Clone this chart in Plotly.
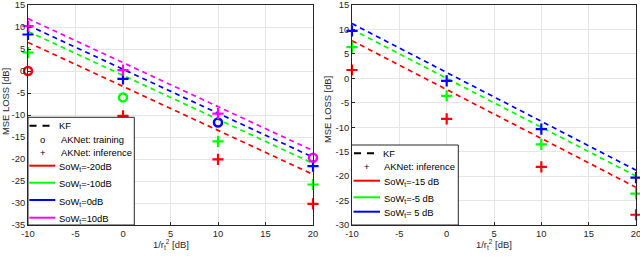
import plotly.graph_objects as go

# ---------------- data ----------------
x_vals = [-10, 0, 10, 20]
x_ticks = [-10, -5, 0, 5, 10, 15, 20]
x_ticktext = ["-10", "-5", "0", "5", "10", "15", "20"]
left_yticks = [-35, -30, -25, -20, -15, -10, -5, 0, 5, 10, 15]
left_yticktext = ["-35", "-30", "-25", "-20", "-15", "-10", "-5", "0", "5", "10", "15"]
right_yticks = [-30, -25, -20, -15, -10, -5, 0, 5, 10, 15]
right_yticktext = ["-30", "-25", "-20", "-15", "-10", "-5", "0", "5", "10", "15"]

# left panel
left_labels = ["SoW<sub>t</sub>=-20dB", "SoW<sub>t</sub>=-10dB", "SoW<sub>t</sub>=0dB", "SoW<sub>t</sub>=10dB"]
left_colors = ["#ff0000", "#00ff00", "#0000ff", "#ff00ff"]
left_kf = [
    [6.5, -3.5, -13.5, -23.5],
    [9.0, -1.0, -11.0, -21.0],
    [10.4, 0.4, -9.6, -19.6],
    [11.9, 1.9, -8.1, -18.1],
]
left_aknet = [
    [0.0, -10.2, -20.1, -30.2],
    [4.2, -6.0, -16.0, -25.8],
    [8.3, -1.8, -11.7, -21.6],
    [10.2, 0.2, -9.7, -19.7],
]
left_train_idx = [0, 1, 2, 3]

# right panel
right_labels = ["SoW<sub>t</sub>=-15 dB", "SoW<sub>t</sub>=-5 dB", "SoW<sub>t</sub>= 5 dB"]
right_colors = ["#ff0000", "#00ff00", "#0000ff"]
right_kf = [
    [7.7, -2.3, -12.3, -22.3],
    [10.0, 0.0, -10.0, -20.0],
    [11.2, 1.2, -8.8, -18.8],
]
right_aknet = [
    [1.7, -8.3, -18.1, -27.9],
    [6.4, -3.6, -13.5, -23.6],
    [9.7, -0.5, -10.4, -20.3],
]

# ---------------- styling ----------------
FONT = "Liberation Sans, Arial, sans-serif"
FS = 9.4
TXT = "#262626"
W, H = 640, 258
ML, MR, MT, MB = 28, 4, 5, 33


def px(xp):
    return (xp - ML) / (W - ML - MR)


def py(yp):
    return (H - MB - yp) / (H - MT - MB)


fig = go.Figure()


def add_data(xa, ya, colors, kf, ak, train_idx):
    for i, c in enumerate(colors):
        fig.add_trace(go.Scatter(x=x_vals, y=kf[i], mode="lines", showlegend=False,
                                 line=dict(color=c, dash="5px,4px", width=1.7),
                                 xaxis=xa, yaxis=ya, cliponaxis=False, hoverinfo="skip"))
    for i, c in enumerate(colors):
        keep = [j for j in range(len(x_vals)) if train_idx is None or j != train_idx[i]]
        fig.add_trace(go.Scatter(x=[x_vals[j] for j in keep], y=[ak[i][j] for j in keep],
                                 mode="markers", showlegend=False,
                                 marker=dict(symbol="cross-thin", size=8, line=dict(width=2.2, color=c)),
                                 xaxis=xa, yaxis=ya, cliponaxis=False))
        if train_idx is not None:
            j = train_idx[i]
            fig.add_trace(go.Scatter(x=[x_vals[j]], y=[ak[i][j]], mode="markers", showlegend=False,
                                     marker=dict(symbol="circle-open", size=8, color=c,
                                                 line=dict(width=2.5, color=c)),
                                     xaxis=xa, yaxis=ya, cliponaxis=False))


add_data("x", "y", left_colors, left_kf, left_aknet, left_train_idx)
add_data("x2", "y2", right_colors, right_kf, right_aknet, None)

shapes = []
annotations = []


def add_legend(box, kf_y, kf_x, text_x, sym_x, sym_rows, color_rows, color_line_x, color_text_x,
               labels, colors):
    x0, x1, y0, y1 = box
    shapes.append(dict(type="rect", xref="paper", yref="paper", x0=px(x0), x1=px(x1), y0=py(y1), y1=py(y0),
                       fillcolor="white", line=dict(color=TXT, width=1), layer="above"))
    # KF dashed sample
    shapes.append(dict(type="line", xref="paper", yref="paper", x0=px(kf_x[0]), x1=px(kf_x[1]),
                       y0=py(kf_y), y1=py(kf_y), line=dict(color="black", width=2, dash="7px,6px"),
                       layer="above"))
    annotations.append(dict(text="KF", xref="paper", yref="paper", x=px(text_x[0]), y=py(kf_y),
                            xanchor="left", yanchor="middle", showarrow=False,
                            font=dict(family=FONT, size=FS, color="black")))
    for sym, lab, yy in sym_rows:
        annotations.append(dict(text=sym, xref="paper", yref="paper", x=px(sym_x), y=py(yy),
                                xanchor="center", yanchor="middle", showarrow=False,
                                font=dict(family=FONT, size=FS, color="black")))
        annotations.append(dict(text=lab, xref="paper", yref="paper", x=px(text_x[1]), y=py(yy),
                                xanchor="left", yanchor="middle", showarrow=False,
                                font=dict(family=FONT, size=FS, color="black")))
    for lab, c, yy in zip(labels, colors, color_rows):
        shapes.append(dict(type="line", xref="paper", yref="paper", x0=px(color_line_x[0]),
                           x1=px(color_line_x[1]), y0=py(yy), y1=py(yy),
                           line=dict(color=c, width=2), layer="above"))
        annotations.append(dict(text=lab, xref="paper", yref="paper", x=px(color_text_x), y=py(yy + 1.5),
                                xanchor="left", yanchor="middle", showarrow=False,
                                font=dict(family=FONT, size=FS, color="black")))


add_legend(box=(28, 134.3, 117.3, 225), kf_y=125.7, kf_x=(29.5, 50), text_x=(56.5, 58.5), sym_x=42.7,
           sym_rows=[("o", "AKNet: training", 139.3), ("+", "AKNet: inference", 152.5)],
           color_rows=[165.7, 182.7, 200, 217.7], color_line_x=(29.3, 55.3), color_text_x=56.5,
           labels=left_labels, colors=left_colors)
add_legend(box=(351.5, 458.3, 145, 225), kf_y=153.3, kf_x=(354, 375.5), text_x=(381, 381.5), sym_x=367.3,
           sym_rows=[("+", "AKNet: inference", 166)],
           color_rows=[180.7, 197.3, 211.7], color_line_x=(353.5, 380), color_text_x=381.5,
           labels=right_labels, colors=right_colors)

# axis titles
for xc in (170.5, 494):
    annotations.append(dict(text="1/r<sub>t</sub><sup>2</sup> [dB]", xref="paper", yref="paper",
                            x=px(xc), y=py(244), xanchor="center", yanchor="middle", showarrow=False,
                            font=dict(family=FONT, size=FS, color=TXT)))
for xc, yc in ((5, 102), (327, 110)):
    annotations.append(dict(text="MSE LOSS [dB]", xref="paper", yref="paper", textangle=-90,
                            x=px(xc), y=py(yc), xanchor="center", yanchor="middle", showarrow=False,
                            font=dict(family=FONT, size=FS, color=TXT)))

axis_common = dict(showgrid=True, gridcolor="#e6e6e6", gridwidth=1, zeroline=False,
                   showline=True, linecolor=TXT, linewidth=1, mirror=True,
                   ticks="inside", ticklen=3, tickcolor=TXT, automargin=False,
                   ticklabeloverflow="allow",
                   tickfont=dict(family=FONT, size=FS, color=TXT))

fig.update_layout(
    width=W, height=H,
    margin=dict(l=ML, r=MR, t=MT, b=MB),
    plot_bgcolor="white", paper_bgcolor="white",
    showlegend=False,
    xaxis=dict(domain=[0, px(313)], range=[-10, 20], tickvals=x_ticks, ticktext=x_ticktext, **axis_common),
    yaxis=dict(range=[-35, 15], tickvals=left_yticks, ticktext=left_yticktext, **axis_common),
    xaxis2=dict(domain=[px(352), 1.0], range=[-10, 20], tickvals=x_ticks, ticktext=x_ticktext,
                anchor="y2", **axis_common),
    yaxis2=dict(range=[-30, 15], tickvals=right_yticks, ticktext=right_yticktext, anchor="x2",
                **axis_common),
    shapes=shapes,
    annotations=annotations,
)

fig.write_html("out.html", config={"displayModeBar": False},
               post_script="document.body.style.margin='0px';")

- WHAT YOU SHOULD DO
Write out again exactly the lines from the start of the data above through the line containing "import plotly.graph_objects as go", inclusive, excluding any pictures.

- OUTPUT FOR THIS TASK
Clone this chart in Plotly.
import plotly.graph_objects as go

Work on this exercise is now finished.